Yesterday Xiefei met a girl on the bus who invited him and me to attend her cousin’s wedding in Tashkurgan. So our destination for the day was this town, about a 140 km further away in the direction of the frontier. Instead of waiting for the early afternoon bus, we decided to hitchhike from the morning, even before the yurt owner had woken up and got breakfast ready.

We were first taken by a Tagik lorry, later by a Chinese truck, and the final stretch was on a pickup where our bags were hastily stacked on sacks of aubergines in the open back, ready to be whisked off in a fast curve.  We put up at a hostel and immediately got in touch with our friend. We were invited to a delicious zhuafan lunch with yak meat in a private house. Then we took a walk to the grassland where quaint wooden gangways were set up over the marshy land.

Tashkurgan looks very Chinese, sporting ridiculous architecture, disproportionately wide boulevards for no traffic at all, and the usual cold feel. However, its soul is not Chinese at all, being the head of the autonomous Tagik prefecture hosting the country’s approximately 50,000 people of this ethnicity.

Reportedly, the official version of history found in schoolbooks is that this district was united to China after a certain princess pledged her allegiance to the celestial empire. But in a murmur my informant confessed that people ask themselves why they are ruled by Beijing.

The wedding started at 8. In the yard of the bridegroom’s house people were dancing to the sound of two flutes, a trumpet and a tambourine played my standing musicians. Men and women were wearing the traditional dress.
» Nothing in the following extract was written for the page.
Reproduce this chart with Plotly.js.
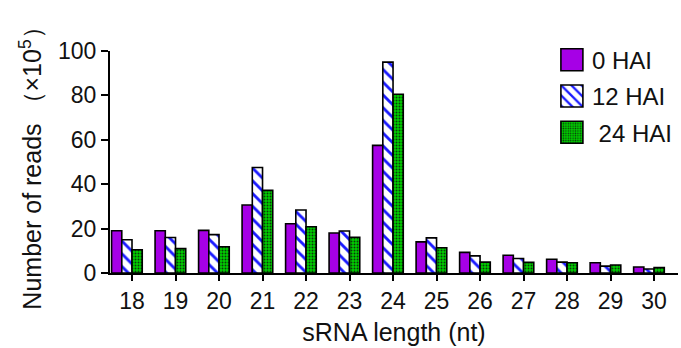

We were let into a room where Han Chinese men, the bridegroom’s colleagues, were sitting around a low table. Being the only foreigner meant that I was invited to successive toasts with each and everyone. The dangerous shots were of the spirit I hate the most: baijiu. Recalling the smell of the drink is enough to make me nauseous. After too many toasts, each time accompanied by the wish gānbēi!, I managed to scramble out of the room and observe the dances again. But by that time I was irremediably smashed.

The next morning in spite of arriving at the bus station as early as possible, the bus tickets were sold out, and we had to share a taxi to Kashgar. My head was all right, but the spirit had burnt the inside of my stomach and I felt very queasy. I skipped lunch, only drank some yogurt and ate a morsel of bread. In town the night market was in full swing again, but I mostly felt alien to an appetite for food. I forced myself to gulp something down to keep going and my eyes tried to spot the most inoffensive-looking food on offer. The spices in those noodles were nevertheless another hard blow to my stomach.